On one trip, as I walked along the wall of the Old City of Jerusalem, it became starkly clear that the Arab Quarter was very different from the Jewish Quarter. Different not just because Jews lived in one neighborhood and Palestinians in another. It was different because the trash was picked up by the city in one place and not in the other because there was new construction in one area and not in the other. It was different because there was a sense that one was “ours” and the other “theirs” and never the difference should be forgotten.
Trip by trip it became clearer that there was a side of Israel, the Jewish state, which was brutal and inhuman. It was there to be seen at the checkpoints, at the wall that separated one from the other, at the border crossings. By policy and action, Israel treated an entire population as “the other”, “the lesser other.” It became clearer where power resided and who had responsibility for the situation on the ground, the poverty and ghettoization that marked Palestinian lives.
And as I saw this more clearly, I also began to be open to another narrative, a Palestinian narrative. In 2013, Israeli Journalist and liberal Zionist Ari Shavit published the dual narratives that were running around my head when he published “My Promised Land.” Here’s Leon Weiseltier’s synopsis of what I was now ready to recognize:
“ He proposes that Zionism was historically miraculous and he proposes that Zionism was historically culpable. “From the beginning, Zionism skated on thin ice”: There were another people living in the same land. “The miracle is based on denial,” he bluntly remarks. “Bulldozers razed Palestinian villages, warrants confiscated Palestinian land, laws revoked Palestinians’ citizenship and annulled their homeland.” Shavit’s narrative of the massacre and expulsion of the Arabs of Lydda by Israeli forces in the war of 1948 is a sickening tour de force, even if it is not, in his view, all one needs to know about the war or the country. “The choice is stark,” he unflinchingly declares: “Either reject Zionism because of Lydda or accept Zionism along with Lydda…Shavit makes his choice.
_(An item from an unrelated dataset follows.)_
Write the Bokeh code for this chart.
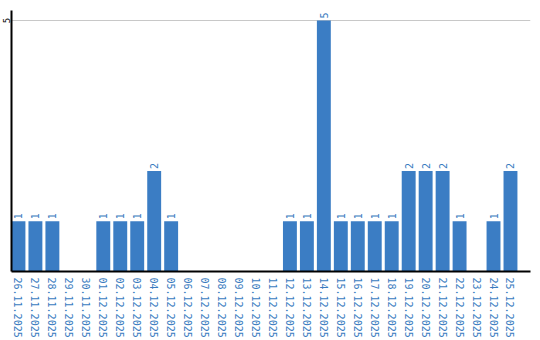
import math
from bokeh.plotting import figure
from bokeh.models import ColumnDataSource, FixedTicker, Range1d
from bokeh.core.properties import value
from bokeh.embed import file_html
from bokeh.resources import INLINE

dates = ["26.11.2025", "27.11.2025", "28.11.2025", "29.11.2025", "30.11.2025",
         "01.12.2025", "02.12.2025", "03.12.2025", "04.12.2025", "05.12.2025",
         "06.12.2025", "07.12.2025", "08.12.2025", "09.12.2025", "10.12.2025",
         "11.12.2025", "12.12.2025", "13.12.2025", "14.12.2025", "15.12.2025",
         "16.12.2025", "17.12.2025", "18.12.2025", "19.12.2025", "20.12.2025",
         "21.12.2025", "22.12.2025", "23.12.2025", "24.12.2025", "25.12.2025"]
counts = [1, 1, 1, 0, 0, 1, 1, 1, 2, 1, 0, 0, 0, 0, 0, 0, 1, 1, 5, 1, 1, 1, 1, 2, 2, 2, 1, 0, 1, 2]
y_ticks = [5]

blue = "#3b7dc4"
label_blue = "#3a7cc0"

idx = list(range(len(dates)))
src = ColumnDataSource(dict(x=idx, y=counts))
lab = ColumnDataSource(dict(x=[i for i, c in zip(idx, counts) if c > 0],
                            y=[c for c in counts if c > 0],
                            t=[str(c) for c in counts if c > 0]))

p = figure(width=540, height=340, x_range=Range1d(-0.41, len(dates) + 0.18),
           y_range=Range1d(0, 5.2), output_backend="svg", toolbar_location=None,
           min_border_left=0, min_border_right=10, min_border_top=10, min_border_bottom=0)
p.outline_line_color = None
p.background_fill_color = "white"

p.vbar(x="x", top="y", width=0.82, source=src, fill_color=blue, line_color=None)
p.text(x="x", y="y", text="t", source=lab, angle=math.pi / 2, text_align="left",
       text_baseline="middle", y_offset=-2, text_color=label_blue,
       text_font=value("DejaVu Sans Mono"), text_font_size="10px")

p.xgrid.grid_line_color = None
p.ygrid.ticker = FixedTicker(ticks=y_ticks)
p.ygrid.grid_line_color = "#c8c8c8"
p.ygrid.grid_line_width = 1

p.yaxis.ticker = FixedTicker(ticks=y_ticks)
p.yaxis.major_label_orientation = "vertical"
p.yaxis.major_tick_line_color = None
p.yaxis.minor_tick_line_color = None
p.yaxis.major_tick_out = 0
p.yaxis.major_tick_in = 0
p.yaxis.major_label_standoff = 1
p.yaxis.axis_line_width = 2
p.yaxis.axis_line_color = "black"
p.yaxis.major_label_text_font = "DejaVu Sans Mono"
p.yaxis.major_label_text_font_size = "9px"
p.yaxis.major_label_text_color = "black"

p.xaxis.ticker = FixedTicker(ticks=idx)
p.xaxis.major_label_overrides = {i: d for i, d in zip(idx, dates)}
p.xaxis.major_label_orientation = "vertical"
p.xaxis.major_tick_line_color = None
p.xaxis.minor_tick_line_color = None
p.xaxis.major_tick_out = 0
p.xaxis.major_tick_in = 0
p.xaxis.major_label_standoff = 6
p.xaxis.axis_line_width = 2
p.xaxis.axis_line_color = "black"
p.xaxis.major_label_text_font = "DejaVu Sans Mono"
p.xaxis.major_label_text_font_size = "10px"
p.xaxis.major_label_text_color = label_blue

open("out.html", "w").write(file_html(p, INLINE))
He does not reject Zionism, though he does not make excuses either. He condemns the perpetrators of the crimes, but he does not condemn the war for survival and self-determination in which the crimes were committed: “If need be, I’ll stand by the damned. Because I know that if it wasn’t for them, the state of Israel would not have been born. . . . They did the dirty, filthy work that enables my people, myself, my daughter and my sons to live.””
I could no longer ignore that “dirty work” had been done. I could no longer look at the results, the creation of a Jewish homeland after thousands of years of exile, more than I can accept the American mythology that erases Native American history, Black history, and white, Christian culpability.
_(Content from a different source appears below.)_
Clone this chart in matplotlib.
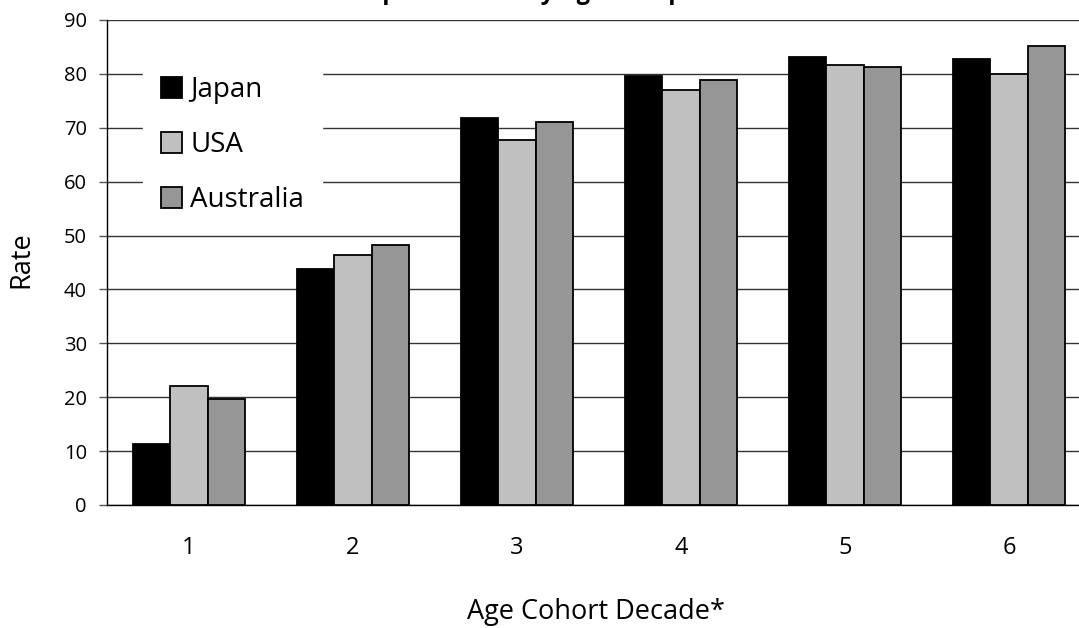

Earlier this week Peter Beinart used his weekly video blog for a reflection on his similar mixed emotions during his current visit to Israel/Palestine. Entitled, Divided Against Myself in Israel-Palestine, Beinart in a short 15 minutes (and I think it is well worth your viewing his entire v-blog) captures the two sides of my relationship with Israel: a warmth and connection, next to an active anger bordering on hatred for what it has become, and frustration (?)at the impossibility of having a serious discussion about this troubled reality..
And it is an impossibility.
Days ago, Rep. Pramila Jayapal, the head of the Congressional Progressive Caucus spoke to an audience of progressives which included a number of Palestinian Americans demanding recognition of their people’s reality. They were doing nothing more than any other oppressed minority is called upon to do, asking for recognition of their reality. She responded by telling them she could do that, see the world through their eyes and recognize their reality:
“As somebody who’s been in the streets and participated in a lot of demonstrations, I want you to know that we have been fighting to make it clear that Israel is a racist state, that the Palestinian people deserve self-determination and autonomy, that the dream of a two-state solution is slipping away from us, that it does not even feel possible…while we may have arguments with whether or not some of us on stage are fighting hard enough, there is an organized opposition on the other …”
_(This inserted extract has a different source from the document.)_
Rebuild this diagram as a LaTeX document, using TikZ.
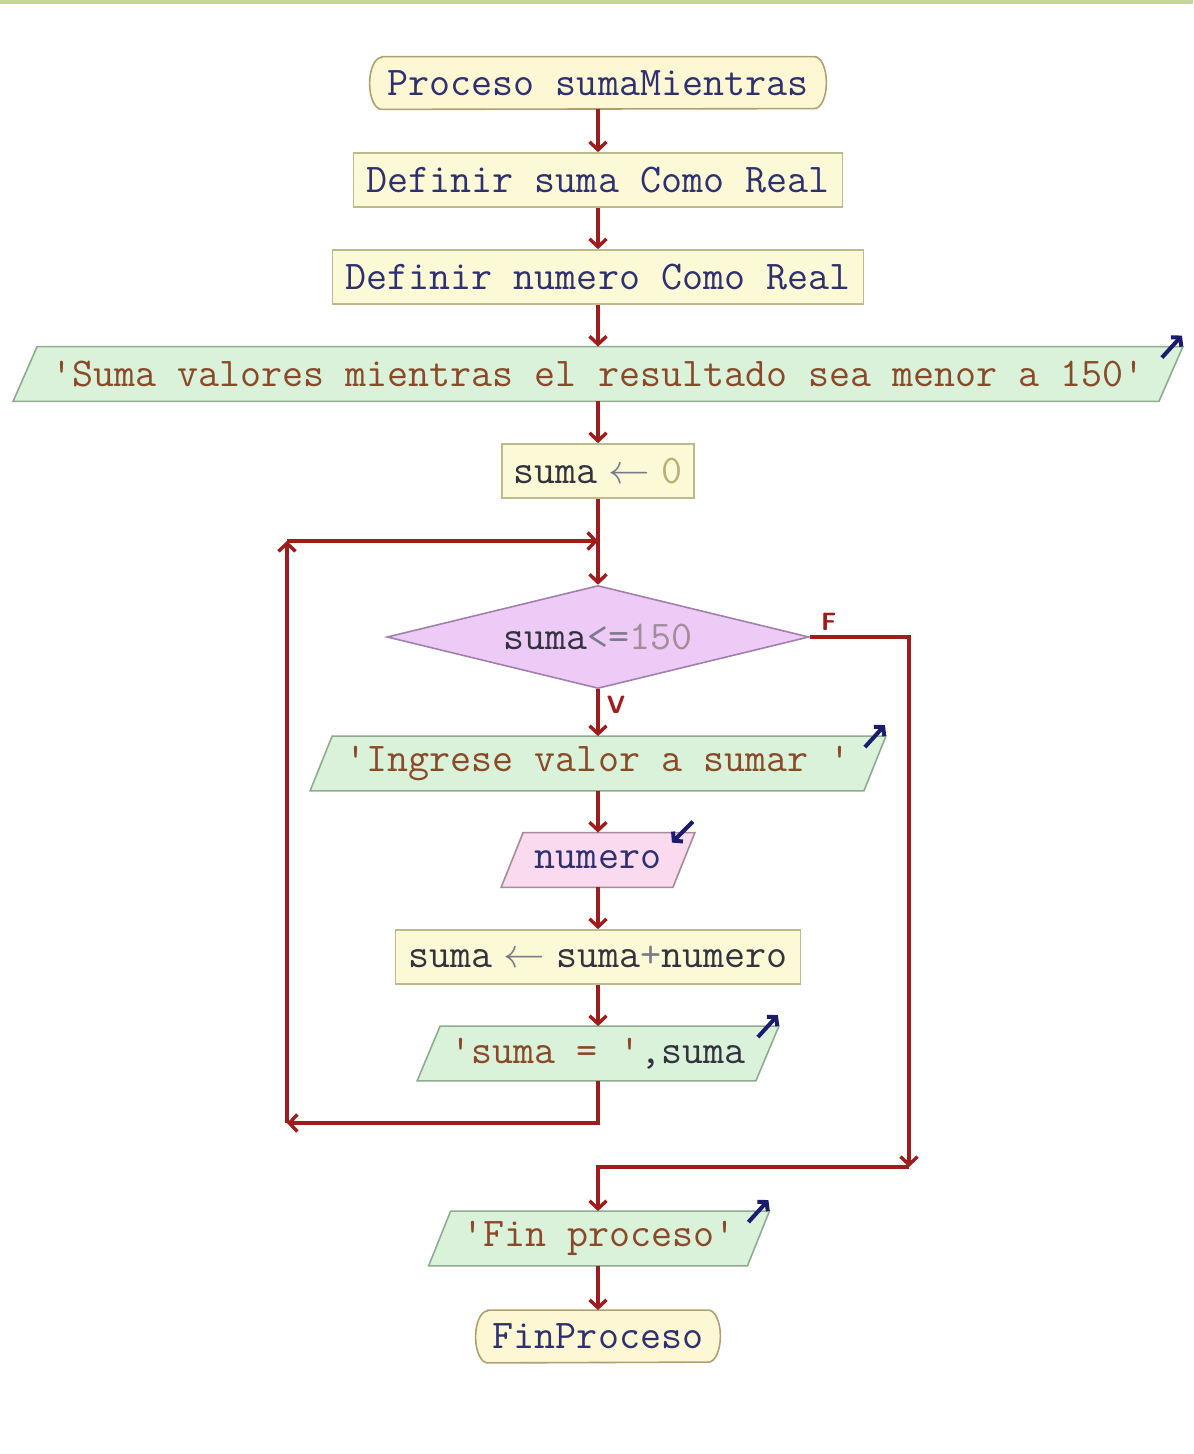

But in daring to do this Jayapal crossed the line and shuts down any debate. Calling Israel, a racist state is just not to be allowed. Israel is to be protected from its own reality. Unlike Shavit, we are not allowed to recognize that racism is the justifiable price that the Israeli government has and is willing to pay for their dream of a Jewish homeland. Calling them out, as Jayapal did, is not to be allowed.
And so, the might of the pro-Israel community across our country punches back with full force. It is not a matter to be discussed, it is a matter to be damned as not wrong on the facts but out of bounds because it is “antisemitic.” As reported by Axios, “A group of seven Democratic members of Congress, all Jewish, drew up a letter of protest against Jayapal’s remark, seeking to equate criticism of Israel with antisemitism…’Israel is the legitimate homeland of the Jewish people and efforts to delegitimize and demonize it are not only dangerous and antisemitic, but they also undermine America’s national security. We will never allow anti-Zionist voices that embolden antisemitism to hijack the…country.”
And Jayapal backs down and meekly apologizes for recognizing a truth. And the House of Representatives votes, including Rep Jayapal, votes for a resolution that in less than one-page wipes away every nuance, every troubling fact, every hint of reality:
“That it is the sense of Congress that
(1) the State of Israel is not a racist or apartheid state
(2) Congress rejects all forms of antisemitism and xenophobia; and
(3) the United States will always be a staunch partner and supporter of Israel.”
This is the world I live in. I remain ambivalent. Israel is/Palestine is a place that calls me back. It draws me back with a sense that my history is tied to that land. It draws me back to a land of beauty and with a sense of how much history was beneath my feet with each step.
But also, it is a land that is not just mine where, in my name, another people are being wiped away day by day, policy by policy.
I know that we will only see justice when we are able to see injustice. I know that my Jewish people cannot find redemption through acts of violence, bigotry, and hatred. I know that we cannot reclaim our history by erasing our history.
And I feel very alone in what I know.